The letter calls for  forthcoming discussions to concentrate on the three options examined by the research, rather than opening up other possibilities.

The current system allows charities to reclaim the full value of tax paid at the basic rate (currently 20% + a further 2% of transitional relief) and higher-rate taxpayers can also reclaim additional tax relief on their donations up to the full value of the tax they have paid. The three scenarios examined by the research are:

• To transfer the right of higher-rate taxpayers to claim additional higher-rate relief to charities.
• Introducing a composite rate of tax relief of 30p in the £, claimable by charities, with higher-rate donors unable to claim additionally.
• Introducing a composite rate of tax relief of 37p in the £, claimable by charities, with higher-rate donors unable to claim additionally.

The research based on an online survey of nearly 4,000 respondents who had previously used Gift Aid, either CAF account holders or active donors through Just Giving, as well as in-depth interviews with 12 major donors who had made gifts of over £100,000 in the last year.

It found that targeting the tax relief at the charity and not the donor would increase charities’ Gift Aid income by 4.2%, and that most higher-rate taxpayers would prefer this option. A composite rate of 30p would increase charities’ Gift Aid income by 2.4%, while the 37p rate would add an extra 10.3%.

Only 35% of higher earners currently claim the relief, although they are responsible for nearly 80% of the value of donations from this group.  Most donors (79% of ‘non-reclaimers’ and 45% of ‘reclaimers’) said they would not adjust their cash donation if there were a change in the Gift Aid rules.

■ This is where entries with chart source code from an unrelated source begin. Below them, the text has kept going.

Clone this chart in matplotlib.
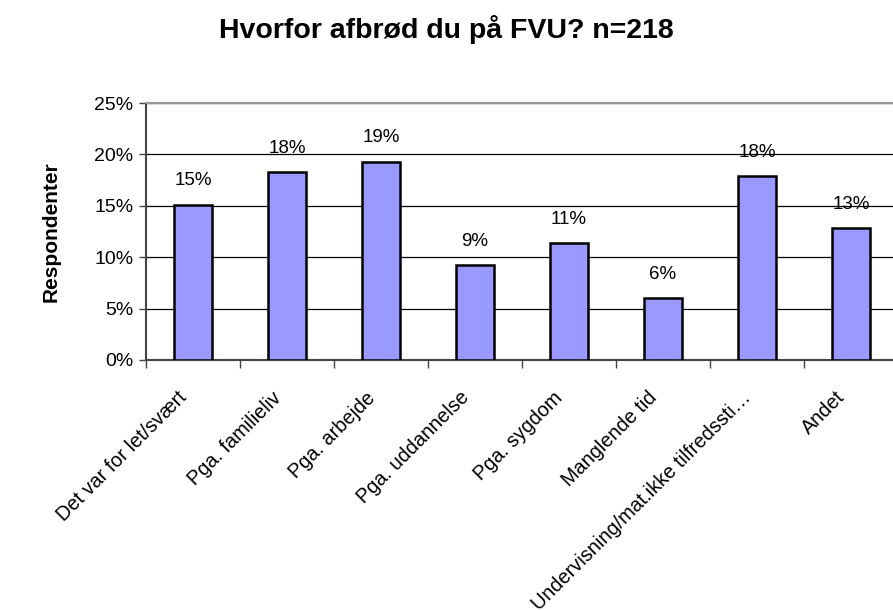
import numpy as np
import matplotlib
matplotlib.use('Agg')
import matplotlib.pyplot as plt
from matplotlib.ticker import FuncFormatter
from matplotlib.transforms import ScaledTranslation

categories = ['Det var for let/svært', 'Pga. familieliv', 'Pga. arbejde',
              'Pga. uddannelse', 'Pga. sygdom', 'Manglende tid',
              'Undervisning/mat.ikke tilfredssti…', 'Andet']
values = [15.1, 18.3, 19.3, 9.2, 11.4, 6.0, 17.9, 12.8]
yticks = [0, 5, 10, 15, 20, 25]

plt.rcParams['font.family'] = ['Liberation Sans', 'DejaVu Sans']

fig = plt.figure(figsize=(8.93, 6.1), dpi=100)
ax = fig.add_axes([146 / 893, 1 - 360 / 610, 752 / 893, 257 / 610])

x = np.arange(len(categories))
ax.bar(x, values, width=0.4, color='#9999FF', edgecolor='black',
       linewidth=1.8, zorder=3)
for xi, v in zip(x, values):
    ax.annotate('%d%%' % round(v), (xi, v), xytext=(0, 11),
                textcoords='offset points', ha='center', va='bottom',
                fontsize=13.5)

ax.set_xlim(-0.5, len(categories) - 0.5)
ax.set_ylim(0, 25)
ax.set_yticks(yticks)
ax.yaxis.set_major_formatter(FuncFormatter(lambda v, p: '%d%%' % v))
ax.yaxis.grid(True, color='black', linewidth=0.9, zorder=0)
ax.tick_params(axis='y', labelsize=14, length=5, width=1, color='#444444',
               pad=4)

# ticks at category boundaries, labels at centres
ax.set_xticks(np.arange(len(categories) + 1) - 0.5)
ax.set_xticklabels([])
ax.set_xticks(x, minor=True)
ax.set_xticklabels(categories, minor=True, rotation=45, ha='right',
                   va='center', rotation_mode='anchor', fontsize=14.3)
ax.tick_params(axis='x', which='major', length=6, width=1, color='#444444')
ax.tick_params(axis='x', which='minor', length=0, pad=25)
shift = ScaledTranslation(-9 / 100, 0, fig.dpi_scale_trans)
for lab in ax.get_xticklabels(minor=True):
    lab.set_transform(lab.get_transform() + shift)

ax.spines['left'].set_color('#444444')
ax.spines['bottom'].set_color('#444444')
ax.spines['top'].set_color('#999999')
ax.spines['top'].set_linewidth(1.5)
ax.spines['right'].set_visible(False)
ax.spines['left'].set_linewidth(1.5)
ax.spines['bottom'].set_linewidth(1.5)

ax.set_ylabel('Respondenter', fontsize=15, fontweight='bold', labelpad=24)
fig.text(0.5, 1 - 30 / 610, 'Hvorfor afbrød du på FVU? n=218', ha='center',
         va='center', fontsize=20.5, fontweight='bold')

fig.savefig('out.png', dpi=100)
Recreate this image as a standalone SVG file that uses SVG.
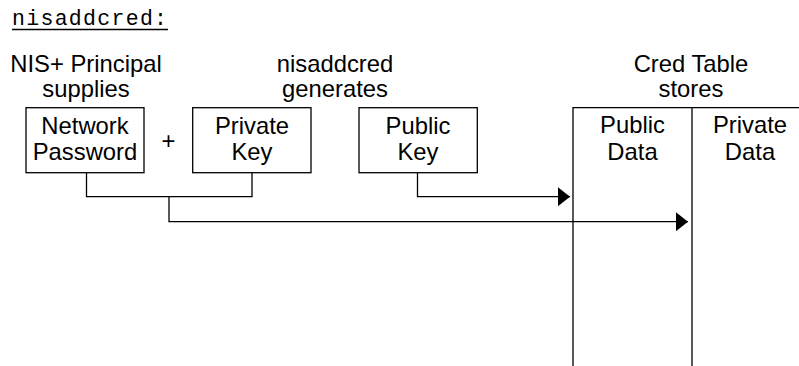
<svg xmlns="http://www.w3.org/2000/svg" width="799" height="366" viewBox="0 0 799 366">
<defs>
<style>
.t{font-family:"Liberation Sans",Arial,sans-serif;font-size:23.8px;fill:#000;text-anchor:middle}
.b{fill:#fff;stroke:#000;stroke-width:1.3}
.c{fill:none;stroke:#000;stroke-width:1.3}
</style>
<marker id="ah" markerUnits="userSpaceOnUse" markerWidth="12" markerHeight="19" refX="12" refY="9.5" orient="auto" viewBox="0 0 12 19">
<path d="M0,0 L12,9.5 L0,19 z" fill="#000"/>
</marker>
</defs>
<rect width="799" height="366" fill="#fff"/>
<g id="title">
<text x="12" y="25" font-family="'Liberation Mono','Courier New',monospace" font-size="21.5" textLength="155" lengthAdjust="spacing">nisaddcred:</text>
<line x1="12" y1="29.5" x2="168" y2="29.5" stroke="#000" stroke-width="1.3"/>
</g>
<g id="hdr-principal">
<text class="t" x="86" y="72">NIS+ Principal</text>
<text class="t" x="86" y="97">supplies</text>
</g>
<g id="hdr-nisaddcred">
<text class="t" x="335" y="72">nisaddcred</text>
<text class="t" x="335" y="97">generates</text>
</g>
<g id="hdr-cred">
<text class="t" x="691" y="72">Cred Table</text>
<text class="t" x="691" y="97">stores</text>
</g>
<g id="network-password">
<rect class="b" x="26" y="107.7" width="118" height="65"/>
<text class="t" x="85" y="133.5">Network</text>
<text class="t" x="85" y="159.5">Password</text>
</g>
<g id="plus">
<text class="t" x="168.5" y="149">+</text>
</g>
<g id="private-key">
<rect class="b" x="192.7" y="107.7" width="118.3" height="65"/>
<text class="t" x="252" y="133.5">Private</text>
<text class="t" x="252" y="159.5">Key</text>
</g>
<g id="public-key">
<rect class="b" x="359" y="107.7" width="118.3" height="65"/>
<text class="t" x="418" y="133.5">Public</text>
<text class="t" x="418" y="159.5">Key</text>
</g>
<g id="cred-table">
<path class="c" d="M573,366 V107.7 H799 M692,107.7 V366"/>
<text class="t" x="632.5" y="133">Public</text>
<text class="t" x="632.5" y="159.5">Data</text>
<text class="t" x="750" y="133">Private</text>
<text class="t" x="750" y="159.5">Data</text>
</g>
<g id="connectors">
<path class="c" d="M86.5,172.7 V196.7 H252 V172.7"/>
<path class="c" d="M169,196.7 V221.7 H688" marker-end="url(#ah)"/>
<path class="c" d="M417.5,172.7 V196.7 H570" marker-end="url(#ah)"/>
</g>
</svg>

The research concluded that targeting tax relief at charities would bring more money into the sector and is more efficient than targeting the relief at donors, with several important caveats. These included that there would be winners and losers within the sector, that the practical implementation issues had not been taken into account, and that it was unknown how charities would react to the changes.

Louise Richards, director of policy and campaigns at the IoF, said, “When this research was presented,  the sector was told that the government was going to convene a forum with all the sector bodies involved to discuss further.  However, we have not to date received any notification of such a forum, and are concerned that time is running out and that no action will be taken. With the impending election looming, we are concerned that the whole thing will be kicked into touch."

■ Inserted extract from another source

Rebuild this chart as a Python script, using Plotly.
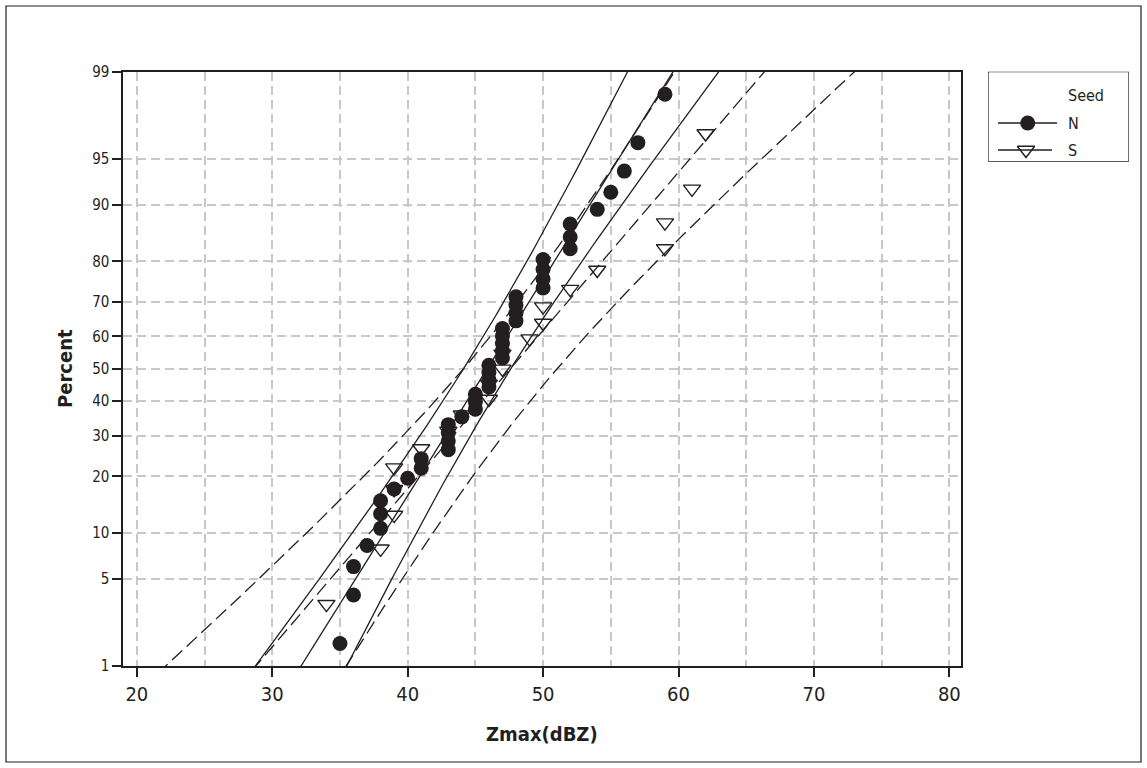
import math
from statistics import NormalDist
import plotly.graph_objects as go

# ---------------- data ----------------
seed_groups = ["N", "S"]
zmax_N = [35, 36, 36, 37, 38, 38, 38, 39, 40, 41, 41, 43, 43, 43, 43, 44,
          45, 45, 45, 46, 46, 46, 46, 47, 47, 47, 47, 47, 48, 48, 48, 48,
          50, 50, 50, 50, 52, 52, 52, 54, 55, 56, 57, 59]
zmax_S = [34, 38, 39, 39, 39, 41, 43, 44, 46, 46, 47, 47, 49, 50, 50, 52,
          54, 59, 59, 61, 62]
percent_ticks = [1, 5, 10, 20, 30, 40, 50, 60, 70, 80, 90, 95, 99]
x_major_ticks = [20, 30, 40, 50, 60, 70, 80]
x_minor_grid = [25, 35, 45, 55, 65, 75]
x_range = [19.0, 80.84]
conf_level = 0.95

# ---------------- helpers ----------------
nd = NormalDist()
W, H = 1147, 768
PL, PR, PT, PB = 123.3, 960.7, 71.7, 666.0   # plot area (pixels)
INK = "#231f20"
GRID = "#c8c8c8"


def plotting_positions(vals):
    v = sorted(vals)
    n = len(v)
    z = [nd.inv_cdf((i + 1 - 0.3) / (n + 0.4)) for i in range(n)]
    return v, z


def fit_bands(vals, conf=0.95):
    n = len(vals)
    mu = sum(vals) / n
    sd = math.sqrt(sum((x - mu) ** 2 for x in vals) / (n - 1))
    k = nd.inv_cdf(0.5 + conf / 2)
    zs = [-2.6 + 0.05 * i for i in range(105)]
    fit = [mu + sd * z for z in zs]
    half = [k * sd * math.sqrt((1 + z * z / 2) / n) for z in zs]
    lo = [f - h for f, h in zip(fit, half)]
    hi = [f + h for f, h in zip(fit, half)]
    return zs, fit, lo, hi


fig = go.Figure()

styles = {
    "N": dict(dash="solid", symbol="circle", msize=15, mline=0),
    "S": dict(dash="14px,6px", symbol="triangle-down-open", msize=15, mline=1.4),
}
data = {"N": zmax_N, "S": zmax_S}

# lines first (S then N), then markers (S then N so N dots sit on top)
for g in ["S", "N"]:
    zs, fit, lo, hi = fit_bands(data[g], conf_level)
    for xs in (fit, lo, hi):
        fig.add_trace(go.Scatter(x=xs, y=zs, mode="lines", showlegend=False,
                                 hoverinfo="skip",
                                 line=dict(color=INK, width=1.3,
                                           dash=styles[g]["dash"])))
for g in ["S", "N"]:
    xv, zv = plotting_positions(data[g])
    st = styles[g]
    fig.add_trace(go.Scatter(
        x=xv, y=zv, mode="markers", name=g, showlegend=False,
        marker=dict(symbol=st["symbol"], size=st["msize"], color=INK,
                    line=dict(color=INK, width=st["mline"]))))

# ---------------- custom legend (pixel axes) ----------------
LX0, LX1, LY0, LY1 = 988, 1129, 71.7, 161.7
legend_rows = {"N": 123, "S": 150}
legend_line_x = {"N": [998, 1057], "S": [998, 1052]}
legend_mark_x = {"N": 1027.7, "S": 1026}
for g in seed_groups:
    yv = legend_rows[g]
    fig.add_trace(go.Scatter(x=legend_line_x[g], y=[yv, yv], mode="lines",
                             xaxis="x2", yaxis="y2", showlegend=False,
                             hoverinfo="skip",
                             line=dict(color=INK, width=1.3)))
    st = styles[g]
    fig.add_trace(go.Scatter(x=[legend_mark_x[g]], y=[yv], mode="markers",
                             xaxis="x2", yaxis="y2", showlegend=False,
                             hoverinfo="skip",
                             marker=dict(symbol=st["symbol"], size=st["msize"],
                                         color=INK,
                                         line=dict(color=INK, width=st["mline"]))))

font_family = "Tahoma, 'DejaVu Sans Condensed', 'DejaVu Sans', sans-serif"

annotations = [
    dict(text="Seed", x=1066, y=95, xref="x2", yref="y2", showarrow=False,
         xanchor="left", yanchor="middle", font=dict(size=16, color=INK)),
    dict(text="N", x=1066, y=legend_rows["N"], xref="x2", yref="y2",
         showarrow=False, xanchor="left", yanchor="middle",
         font=dict(size=16, color=INK)),
    dict(text="S", x=1066, y=legend_rows["S"], xref="x2", yref="y2",
         showarrow=False, xanchor="left", yanchor="middle",
         font=dict(size=16, color=INK)),
    dict(text="Zmax(dBZ)", x=(PL + PR) / 2 / W, y=(H - 734) / H,
         xref="paper", yref="paper", showarrow=False,
         xanchor="center", yanchor="middle",
         font=dict(size=20, color=INK, weight="bold")),
    dict(text="Percent", x=65 / W, y=(H - 369) / H, textangle=-90,
         xref="paper", yref="paper", showarrow=False,
         xanchor="center", yanchor="middle",
         font=dict(size=20, color=INK, weight="bold")),
]

shapes = [
    dict(type="rect", xref="x2", yref="y2", x0=LX0, x1=LX1, y0=LY0, y1=LY1,
         line=dict(color=INK, width=1.3), fillcolor="rgba(0,0,0,0)"),
    dict(type="rect", xref="paper", yref="paper", x0=6 / W, x1=1141 / W,
         y0=6 / H, y1=(H - 6) / H, line=dict(color=INK, width=1.2),
         fillcolor="rgba(0,0,0,0)", layer="below"),
]

fig.update_layout(
    template="none",
    width=W, height=H, autosize=False,
    margin=dict(l=0, r=0, t=0, b=0, pad=0),
    paper_bgcolor="white", plot_bgcolor="rgba(0,0,0,0)",
    font=dict(family=font_family, color=INK),
    showlegend=False,
    hovermode=False,
    xaxis=dict(
        domain=[PL / W, PR / W], range=x_range, automargin=False,
        tickmode="array", tickvals=x_major_ticks,
        ticktext=[str(v) for v in x_major_ticks],
        ticks="outside", ticklen=9, tickwidth=1.5, tickcolor=INK,
        tickfont=dict(size=20, color=INK),
        showline=True, linewidth=2, linecolor=INK, mirror=True,
        showgrid=True, gridcolor=GRID, gridwidth=1.6, griddash="9px,5px",
        minor=dict(tickmode="array", tickvals=x_minor_grid, showgrid=True,
                   gridcolor=GRID, gridwidth=1.6, griddash="9px,5px", ticks=""),
        zeroline=False, anchor="y",
    ),
    yaxis=dict(
        domain=[(H - PB) / H, (H - PT) / H],
        range=[nd.inv_cdf(0.01), nd.inv_cdf(0.99)], automargin=False,
        tickmode="array",
        tickvals=[nd.inv_cdf(p / 100) for p in percent_ticks],
        ticktext=[str(p) for p in percent_ticks],
        ticks="outside", ticklen=9, tickwidth=1.5, tickcolor=INK,
        tickfont=dict(size=15, color=INK),
        showline=True, linewidth=2, linecolor=INK, mirror=True,
        showgrid=True, gridcolor=GRID, gridwidth=1.6, griddash="9px,5px",
        zeroline=False, anchor="x",
    ),
    xaxis2=dict(domain=[LX0 / W, LX1 / W], range=[LX0, LX1], visible=False,
                anchor="y2", fixedrange=True),
    yaxis2=dict(domain=[(H - LY1) / H, (H - LY0) / H], range=[LY1, LY0],
                visible=False, anchor="x2", fixedrange=True),
    annotations=annotations,
    shapes=shapes,
)

fig.write_html(
    "out.html",
    config={"displayModeBar": False},
    post_script="document.body.style.margin='0px';"
                "document.body.style.overflow='hidden';",
)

John Low, chief executive of the Charities Aid Foundation (CAF), sounds a note of caution. “We want reform of Gift Aid to be a priority for government because with the right changes it has the potential to boost charity income by hundreds of millions of pounds. It seems very unlikely that thought-through reform can be introduced ahead of the General Election.  It is very frustrating that it has taken two years to get this point but we are supportive of the government approach, developing evidence and research-based policies and now consulting the sector rather than rushing through changes that could prove disastrous. Gift Aid already provides £1bn of tax recovery to the sector and ill-conceived policies could damage this."

He said CAF would continue talks with the government.